By Paul Myers

It is incredibly difficult to make a career out of playing on the PGA Tour. While that might not be breaking news, the career of Brendon Todd should serve as a great example of just how challenging professional golf can be. As an amateur and collegian, Todd was among the very best in the country. During his storied career at the University of Georgia, Todd was an All-American selection during each of his four years. Additionally, he helped the team to the 2005 National Championship. As far as college golf careers go, it is hard to imagine having a better on than Brendon Todd.

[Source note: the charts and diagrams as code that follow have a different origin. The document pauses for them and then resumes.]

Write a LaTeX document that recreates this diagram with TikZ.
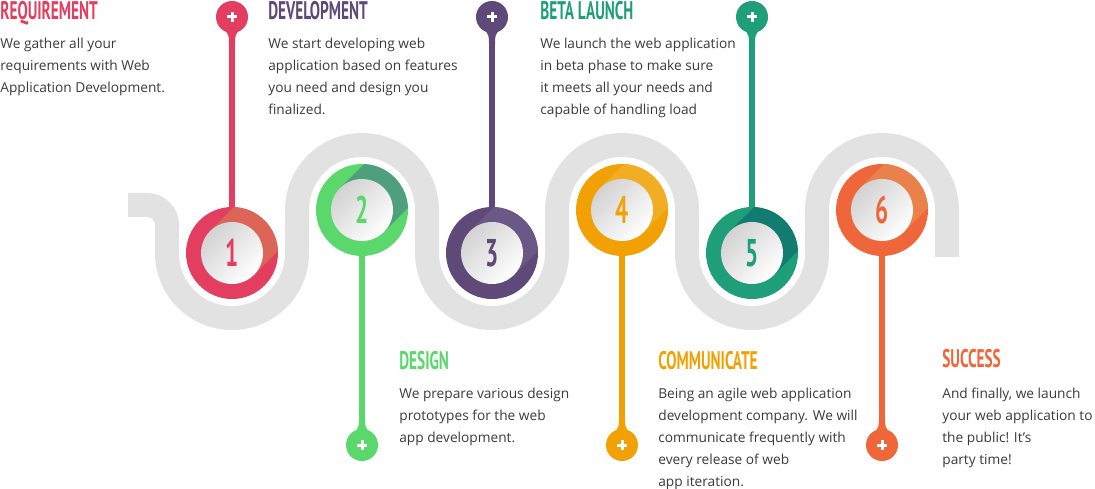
\documentclass[tikz,border=0pt]{standalone}
\usepackage{fontspec}
\setmainfont{Open Sans}
\newfontfamily\headfont[FakeStretch=0.6]{PT Sans Bold}
\definecolor{road}{HTML}{E1E2E1}
\definecolor{txt}{HTML}{3A3A3A}
\definecolor{cA}{HTML}{E33E5F}\definecolor{sA}{HTML}{DB6657}
\definecolor{cB}{HTML}{5AD86C}\definecolor{sB}{HTML}{4E9F7E}
\definecolor{cC}{HTML}{5F4978}\definecolor{sC}{HTML}{6C5886}
\definecolor{cD}{HTML}{F2A105}\definecolor{sD}{HTML}{F1AE22}
\definecolor{cE}{HTML}{1F9F79}\definecolor{sE}{HTML}{137C70}
\definecolor{cF}{HTML}{F0663B}\definecolor{sF}{HTML}{E8824A}
\tikzset{
  ring/.style={circle, fill=#1, minimum size=1.84cm, inner sep=0},
  pin/.style={circle, fill=#1, minimum size=0.64cm, inner sep=0},
  stem/.style={line width=0.12cm, #1},
  title/.style={anchor=north west, inner sep=0, font=\headfont\fontsize{14.5}{15}\selectfont, text=#1},
  body/.style={anchor=north west, inner sep=0, align=left, text=txt, font=\fontsize{7.8}{12.5}\selectfont},
}
\begin{document}
\begin{tikzpicture}[x=0.02cm, y=0.02cm]
  \useasboundingbox (0,0) rectangle (1095,-489);
  % road
  \draw[road, line width=0.48cm] (128,-205) -- (147,-205) arc[start angle=90, end angle=0, radius=20]
    -- (167,-253) arc[start angle=180, end angle=360, radius=65]
    -- (297,-210) arc[start angle=180, end angle=0, radius=65]
    -- (427,-253) arc[start angle=180, end angle=360, radius=65]
    -- (557,-210) arc[start angle=180, end angle=0, radius=65]
    -- (687,-253) arc[start angle=180, end angle=360, radius=65]
    -- (817,-210) arc[start angle=180, end angle=0, radius=65]
    -- (947,-257);
  % steps
  \foreach \i/\x/\y/\py/\d/\c/\s in {1/232/-253/-17/1/cA/sA, 2/362/-210/-445/-1/cB/sB,
      3/492/-253/-17/1/cC/sC, 4/622/-210/-445/-1/cD/sD,
      5/752/-253/-17/1/cE/sE, 6/882/-210/-445/-1/cF/sF} {
    \node[pin=\c] (p\i) at (\x,\py) {};
    \draw[stem=\c] (p\i) -- (\x,\y);
    \fill[\c] (\x-9,\py-\d*11) .. controls (\x-3,\py-\d*18) .. (\x-3,\py-\d*28)
      -- (\x+3,\py-\d*28) .. controls (\x+3,\py-\d*18) .. (\x+9,\py-\d*11) -- cycle;
    \draw[white, line width=0.06cm] (\x-5,\py) -- (\x+5,\py) (\x,\py-5) -- (\x,\py+5);
    \node[ring=\c] (c\i) at (\x,\y) {};
    \begin{scope}
      \clip (\x,\y) circle[radius=46];
      \fill[\s, rotate around={45:(\x,\y)}] (\x,\y-31) rectangle (\x+60,\y+31);
    \end{scope}
    \shade[shading=axis, top color=gray!35, bottom color=white, shading angle=45]
      (\x,\y) circle[radius=31];
    \node[text=\c, font=\headfont\fontsize{22}{22}\selectfont] (n\i) at (\x,\y) {\i};
  }
  % texts
  \node[title=cA] (t1) at (0,-1) {REQUIREMENT};
  \node[body] (b1) at (0,-38) {We gather all your\\requirements with Web\\Application Development.};
  \node[title=cC] (t2) at (268,-1) {DEVELOPMENT};
  \node[body] (b2) at (268,-38) {We start developing web\\application based on features\\you need and design you\\finalized.};
  \node[title=cE] (t3) at (540,-1) {BETA LAUNCH};
  \node[body] (b3) at (540,-38) {We launch the web application\\in beta phase to make sure\\it meets all your needs and\\capable of handling load};
  \node[title=cB] (t4) at (399,-351) {DESIGN};
  \node[body] (b4) at (399,-388) {We prepare various design\\prototypes for the web\\app development.};
  \node[title=cD] (t5) at (658,-351) {COMMUNICATE};
  \node[body] (b5) at (658,-388) {Being an agile web application\\development company. We will\\communicate frequently with\\every release of web\\app iteration.};
  \node[title=cF] (t6) at (942,-349) {SUCCESS};
  \node[body] (b6) at (942,-388) {And finally, we launch\\your web application to\\the public! It’s\\party time!};
\end{tikzpicture}
\end{document}
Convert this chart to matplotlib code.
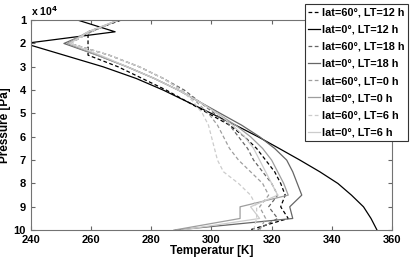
import matplotlib.pyplot as plt

# pressure levels in units of 1e4 Pa
p = [1.0, 1.5, 2.0, 2.5, 3.0, 3.5, 4.0, 4.5, 5.0, 5.5, 6.0, 6.5, 7.0, 7.5, 8.0, 8.5, 9.0, 9.5, 10.0]

# temperature profiles [K]
t60_12 = [270, 259, 259, 259, 269, 277, 285, 292, 299, 306, 311, 315, 318, 321, 323, 324.5, 323, 325.5, 312.5]
t0_12 = [255.6, 268, 238, 251, 264, 275, 284, 292, 300, 308, 315.5, 322.5, 329.4, 336, 342, 346.5, 350.5, 353, 355]
t60_18 = [269, 260, 253, 266, 276, 284, 291, 296, 301, 306, 309, 312, 314, 317, 320, 322, 319, 322, 315]
t0_18 = [269, 260, 251, 262, 272, 281, 289, 296, 303, 310, 316, 321, 325, 327, 328.5, 330, 326, 327, 288]
t60_0 = [269, 260, 253, 266, 276, 284, 290, 295, 299, 302, 304, 306, 309, 313, 317, 319, 316, 318, 316]
t0_0 = [269, 259, 252, 262, 272, 281, 289, 296, 302, 308, 313, 317, 320, 322, 324, 325.5, 309.5, 309.5, 287.5]
t60_6 = [269, 260, 253, 266, 276, 284, 290, 294, 297, 299, 300, 301, 302, 304, 309, 313, 315, 315, 314]
t0_6 = [269, 259, 253, 263, 272, 281, 289, 296, 302, 307, 311, 314, 316, 318, 320, 322, 313, 316, 290]

labels = ['lat=60°, LT=12 h', 'lat=0°, LT=12 h',
          'lat=60°, LT=18 h', 'lat=0°, LT=18 h',
          'lat=60°, LT=0 h', 'lat=0°, LT=0 h',
          'lat=60°, LT=6 h', 'lat=0°, LT=6 h']

plt.rcParams['font.family'] = ['Liberation Sans', 'DejaVu Sans']
plt.rcParams['font.weight'] = 'bold'

fig = plt.figure(figsize=(4.11, 2.58), dpi=100)
ax = fig.add_axes([0.075, 0.108, 0.879, 0.814])

series = [t60_12, t0_12, t60_18, t0_18, t60_0, t0_0, t60_6, t0_6]
colors = ['0.0', '0.0', '0.4', '0.4', '0.62', '0.62', '0.8', '0.8']
for i in range(8):
    if i % 2 == 0:
        ax.plot(series[i], p, color=colors[i], ls='--', dashes=(3, 2), lw=0.9, label=labels[i])
    else:
        ax.plot(series[i], p, color=colors[i], ls='-', lw=0.9, label=labels[i])

ax.set_xlim(240, 360)
ax.set_ylim(10, 1)
ax.set_xticks(range(240, 361, 20))
ax.set_yticks(range(1, 11))
ax.tick_params(direction='in', top=True, right=True, labelsize=8, length=3, color='0.4')
for s in ax.spines.values():
    s.set_color('0.45')
ax.set_xlabel('Temperatur [K]', fontsize=8.5, fontweight='bold', labelpad=0)
ax.set_ylabel('Pressure [Pa]', fontsize=8.5, fontweight='bold', labelpad=2)
ax.text(0.0, 1.01, 'x 10$^{\\mathbf{4}}$', transform=ax.transAxes, fontsize=7.5,
        fontweight='bold', va='bottom', ha='left')

leg = fig.legend(loc='upper right', bbox_to_anchor=(0.997, 0.992), fontsize=7.8,
                 handlelength=1.1, handletextpad=0.2, labelspacing=0.66,
                 borderpad=0.3, borderaxespad=0.2, fancybox=False, edgecolor='0.2', framealpha=1)
leg.get_frame().set_linewidth(0.8)

fig.savefig('out.png', dpi=100)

Todd went on to turn professional in 2007, and it didn’t take long for him to find a nice measure of success. He claimed the Utah Championship on the Nationwide Tour in 2008, and was a PGA Tour member by 2009. Surely, he was well on his way to becoming a regular contender week in and week out on the Tour.

It’s Rarely That Easy

While everything seemed to be heading in the right direction for Todd, his career was stalled in 2009 when he made just 5 out of 21 cuts on the PGA Tour. That disappointing performance meant that he would not retain his Tour card, and would have to return to the Nationwide level for the 2010 season. However, he would regain his Tour status in 2012, and his promising career would be back on track. In 2014, seven years after turning professional, Brendon Todd took home his first career PGA Tour title at the HP Byron Nelson Championship.

Todd is a great example of what hard work and dedication can do for a golfer in the face of adversity. Given his incredible pedigree as an amateur, it was reasonable to expect Todd to enjoy instant success at the highest level of the game. When that didn’t happen, he continued to persevere and has now begun to live up to the potential that so many saw in him several years ago.

Not a Power Player

Unlike many of the young players making noise on the PGA Tour these days, Brendon Todd doesn’t get the job done with raw power. Out of 204 total players ranked in the Tour statistics, Todd comes in at 184th in driving distance. So far in the 2015 season, his drives have averaged 275.9 yards – well behind the big hitters who average as much as 300 yards and beyond. With an average club head speed of 107.53, Todd is nearly 17 miles per hour behind the Tour leader in that category, Tony Finau.

Of course, power is only one piece of the puzzle when it comes to playing good golf. Brendon Todd may not be among the most-powerful players in Tour, but he certainly is one of the most-accurate. He currently ranks 15th in driving accuracy, having hit more than 70% of the fairways on the season. Todd also ranks 7th in scrambling at 66.30%, and 15th in one putt percentage at 43.21%.

Looking at some of these other statistics, it is easy to see how Brendon Todd is able to thrive on the PGA Tour, even without overwhelming power. His game at this point has few weaknesses, and the combination of hitting fairways and making putts means that he is always a threat to shoot a good score. It may have taken a little bit longer than expected for Brendon Todd to become a steady presence on the PGA Tour, but there would appear to only be great things ahead from this point. With a Tour win now under his belt, and a strong all-around game, this former college standout could yet to big things on the biggest stages in golf.